At 3½ quarters to the acre, 8,000,000 acres would produce 28,000,000 quarters; 9,000,000 acres would produce 31,500,000 quarters.

Therefore we require less than 9,000,000 acres of wheat land to grow a year's supply of wheat for 40,000,000 persons.

Now we have in Great Britain and Ireland about 33,000,000 acres of cultivatable land. Deduct 9,000,000 for wheat, and we have 24,000,000 acres left for vegetables, fruit, cattle, sheep, pigs, and poultry.

Can any man say, in the face of these figures, that we are incapable of growing our own wheat?

Suppose the average is put too high. Suppose we could only average a yield of 20 bushels to the acre, or 2½ quarters, we could still grow 29,000,000 quarters on less than 12,000,000 acres.

It is evident, then, that we can at anyrate grow our own wheat.

Here I shall quote from an excellent book, Fields, Factories, and Workshops, by Prince Kropotkin.
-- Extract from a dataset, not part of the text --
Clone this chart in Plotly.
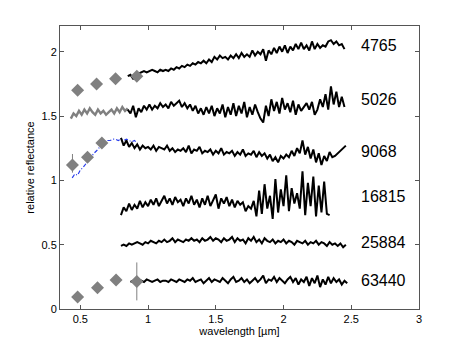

Having gone very carefully into the facts, the Prince has arrived at the following conclusions:—

1. If the soil of the United Kingdom were cultivated only as it was thirty-five years ago, 24,000,000 people could live on home-grown food.

2. If the cultivatable soil of the United Kingdom were cultivated as the soil is cultivated on the average in Belgium, the United Kingdom would have food for at least 37,000,000 inhabitants.

3. If the population of this country came to be doubled, all that would be required for producing food for 80,000,000 inhabitants would be to cultivate the soil as it is now cultivated in the best farms of this country, in Lombardy, and in Flanders.